In Ex parte Leeth Nat. Bank, 251 Ala. 498, 500, 38 So.2d 1,3, this court had the following to say about § 289, viz.:
 "The effect of such legislative provision is that the equity rules supersede anything in the Code contrary to them, * * *.
 "We had occasion in Ex parte Foshee, 246 Ala. 604, 21 So.2d 827, to analyze *Page 22 
the power of this Court to make rules for the circuit court, and pointed out that such power must be conferred either by statute or the constitution, and that unless otherwise provided by law such rules are subordinate to legislative statutes. But when the statute gives such authority and provides for superior effect of the rules and then adopts the Code which expressly recognizes them, § 289, Title 7, Code of 1940, they become in substance of 'legislative origin.' "
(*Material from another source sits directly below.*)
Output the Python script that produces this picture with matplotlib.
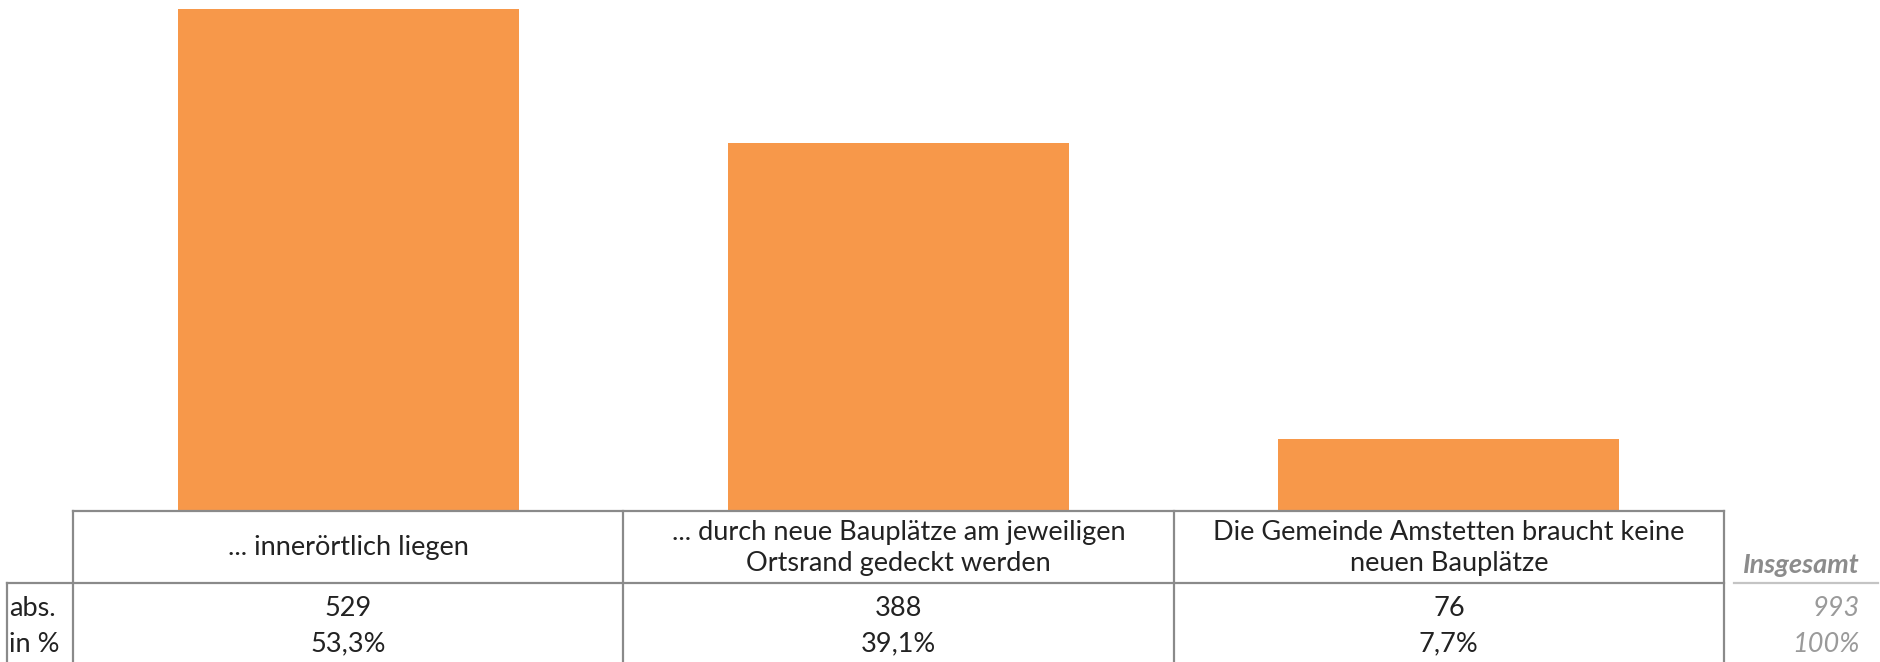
import matplotlib.pyplot as plt
from matplotlib.lines import Line2D

# data
categories = ["... innerörtlich liegen",
              "... durch neue Bauplätze am jeweiligen\nOrtsrand gedeckt werden",
              "Die Gemeinde Amstetten braucht keine\nneuen Bauplätze"]
abs_values = [529, 388, 76]
pct_labels = ["53,3%", "39,1%", "7,7%"]
row_labels = ["abs.", "in %"]
total_label = "Insgesamt"
total_abs = "993"
total_pct = "100%"

bar_color = "#F7984A"
line_color = "#8a8a8a"
grey_text = "#9a9a9a"
text_color = "#222222"

plt.rcParams['font.family'] = ['Lato', 'DejaVu Sans']

W, H = 1881, 662
fig = plt.figure(figsize=(W / 100, H / 100), dpi=100)

# column area in pixels
x0, x1 = 73, 1724
y_base = 511
ax = fig.add_axes([x0 / W, (H - y_base) / H, (x1 - x0) / W, y_base / H])
xs = [i + 0.5 for i in range(len(categories))]
ax.bar(xs, abs_values, width=0.62, color=bar_color)
ax.set_xlim(0, len(categories))
ax.set_ylim(0, 539)
ax.axis("off")

# table axes below, y in pixel units from the table top
tab_h = H - y_base
tax = fig.add_axes([x0 / W, 0, (x1 - x0) / W, tab_h / H])
tax.set_xlim(0, len(categories))
tax.set_ylim(tab_h, 0)
tax.axis("off")

px = (x1 - x0) / len(categories)  # pixels per column unit
def cx(p):
    return (p - x0) / px

head_bot = 72
row_y = [97, 133]
lw = 1.6
n = len(categories)

kw = dict(color=line_color, lw=lw, clip_on=False)
tax.add_line(Line2D([0, n], [0, 0], **kw))
tax.add_line(Line2D([cx(7), n], [head_bot, head_bot], **kw))
tax.add_line(Line2D([cx(7), cx(7)], [head_bot, tab_h], **kw))
for i in range(n + 1):
    tax.add_line(Line2D([i, i], [0, tab_h], **kw))
tax.add_line(Line2D([cx(1734), cx(1878)], [head_bot, head_bot],
                    color="#c4c4c4", lw=lw, clip_on=False))

fs = 19.5
for i, cat in enumerate(categories):
    tax.text(i + 0.5, head_bot / 2 + 1, cat, ha="center", va="center",
             fontsize=fs, color=text_color, linespacing=1.32)
    tax.text(i + 0.5, row_y[0], str(abs_values[i]), ha="center", va="center",
             fontsize=fs, color=text_color)
    tax.text(i + 0.5, row_y[1], pct_labels[i], ha="center", va="center",
             fontsize=fs, color=text_color)

for r, lab in zip(row_y, row_labels):
    tax.text(cx(9), r, lab, ha="left", va="center", fontsize=fs,
             color=text_color, clip_on=False)

tax.text(cx(1860), 54, total_label, ha="right", va="center", fontsize=fs,
         color="#8c8c8c", style="italic", fontweight="bold", clip_on=False)
tax.text(cx(1860), row_y[0], total_abs, ha="right", va="center", fontsize=fs,
         color=grey_text, style="italic", clip_on=False)
tax.text(cx(1860), row_y[1], total_pct, ha="right", va="center", fontsize=fs,
         color=grey_text, style="italic", clip_on=False)

fig.savefig("out.png", dpi=100)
See, also, Ex parte Burns, 266 Ala. 241, 96 So.2d 308; Stuckey v. Murphy, 224 Ala. 8, 138 So. 289; Equity Rule 1, Code 1940, Tit. 7, Appendix, p. 1037.
It follows, from what was said in Ex parte Leeth Nat. Bank, supra, that Equity Rule 62 is controlling. Accordingly, we have no alternative but to dismiss the appeal. It is so ordered.
Appeal dismissed.
LIVINGSTON, C. J., and SIMPSON and COLEMAN, JJ., concur.